Role of forest regrowth in global carbon sink dynamics

Abstract

Although the existence of a large carbon sink in terrestrial ecosystems is well-established, the drivers of this sink remain uncertain. It has been suggested that perturbations to forest demography caused by past land-use change, management, and natural disturbances may be causing a large component of current carbon uptake. Here we use a global compilation of forest age observations, combined with a terrestrial biosphere model with explicit modeling of forest regrowth, to partition the global forest carbon sink between old-growth and regrowth stands over the period 1981-2010. For 2001-2010 we find a carbon sink of 0.85 (0.66-0.96) Pg year^-1 located in intact old-growth forest, primarily in the moist tropics and boreal Siberia, and 1.30 (1.03-1.96) Pg year^-1 located in stands regrowing after past disturbance. Approaching half of the sink in regrowth stands would have occurred from demographic changes alone, in the absence of other environmental changes. These age-constrained results show consistency with those simulated using an ensemble of demographically-enabled terrestrial biosphere models following an independent reconstruction of historical land use and management. We estimate that forests will accumulate an additional 69 (44-131) Pg C in live biomass from changes in demography alone if natural disturbances, wood harvest, and reforestation continue at rates comparable to those during 1981-2010. Our results confirm that it is not possible to understand the current global terrestrial carbon sink without accounting for the sizeable sink due to forest demography. They also imply that a large portion of the current terrestrial carbon sink is strictly transient in nature.

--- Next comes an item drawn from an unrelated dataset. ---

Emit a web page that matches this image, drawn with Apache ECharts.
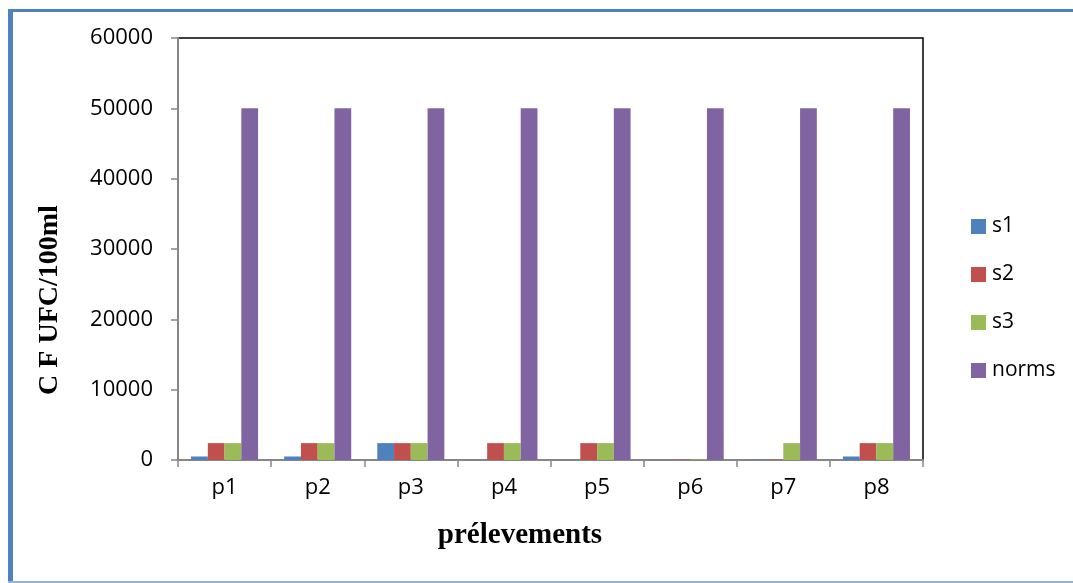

Keywords: carbon sink; demography; disturbance; forest; regrowth.

Fig. 1.

Fraction of forest defined as regrowth (less than 140-y-old) in the age dataset for the year 2010. The blank area in southern Australia occurs because no data for this area exists in the GFAD dataset.

Fig. 2.

The 2001–2010 mean carbon sink in global forests partitioned between old-growth and regrowth forests, as calculated by LPJ-GUESS forced by GFAD. (A) Total uptake in old-growth and regrowth forest. Dark green shows the fraction of the regrowth sink that would have occurred in the absence of any environmental change since 1870 (CF), while the light green bar shows the additional flux including all environmental forcing (FF). (B) Total forest area in old-growth and regrowth categories. (C) Uptake rate per area. Results from sensitivity studies are illustrated with additional symbols. The blue square shows the sensitivity to assumptions about the fate of cleared material (Methods, S1), the orange square to assumptions about land-use type before forest regrowth (S2) and the red square to the assumed rate of disturbance in spin-up (S3). The downward pointing arrow is forced by the 5% confidence limit of the stand age distribution and the upwards pointing arrow the 95% confidence limit. For regrowth forest, these sensitivity simulations are shown both for CF (left of regrowth bar) and FF (right of regrowth bar). By definition, the sink in old-growth forest is only driven by changes in environmental forcing (FF) and hence has no CF component.

Fig. 3.

(A) The 2001–2010 mean carbon sink in global forests partitioned between old-growth and regrowth forests, as calculated by LPJ-GUESS forced by GFAD. The sink is split by forest type (for forest type distribution, see SI Appendix, Fig. S9). Coloring and symbols as for Fig. 2. (B) The 2001–2010 mean carbon sink in regrowth forests, forced by the LUH2 land-use dataset, as calculated for three different DGVMs. More intense colors show the sink in CF simulations, and lighter shades additional sink due to environmental change (FF). Numbers above the bars in A and B show the total regrowth forest area in each classification in units of million square kilometers. (C) Regrowth forest sink as estimated from combining the GFAD and LUH2 datasets best estimates (see text), coloring as for A. Forest types are: MX, broadleaved-needleleaved mixed forest; ND, needleleaved deciduous; NE, needleleaved evergreen; Other, other forest; OTR, other tropical forest; TeBD, temperate broadleaved deciduous; TeBE, temperate broadleaved evergreen; TrBD, tropical broadleaved deciduous; TrBE, tropical broadleaved evergreen. Forest type classification was based on ESA CCI land cover (Methods).

Fig. 4.

(A) Percentage difference between biomass in regrowth forest (2010 values) and the biomass that would exist at that location if the forest was in equilibrium with the mean 1981–2010 forest disturbance rate, averaged over each forest type and based on LPJ-GUESS simulations forced by GFAD. (B) Total missing biomass carbon for each forest type, found by differencing the carbon densities of old-growth and regrowth stands in 2010 and multiplying by regrowth area, based on the CF simulation (dark green) and the FF simulation (light green). The symbols show sensitivity simulations, as in Fig. 2. Difference between CF and FF in A was minimal, and thus only CF is shown.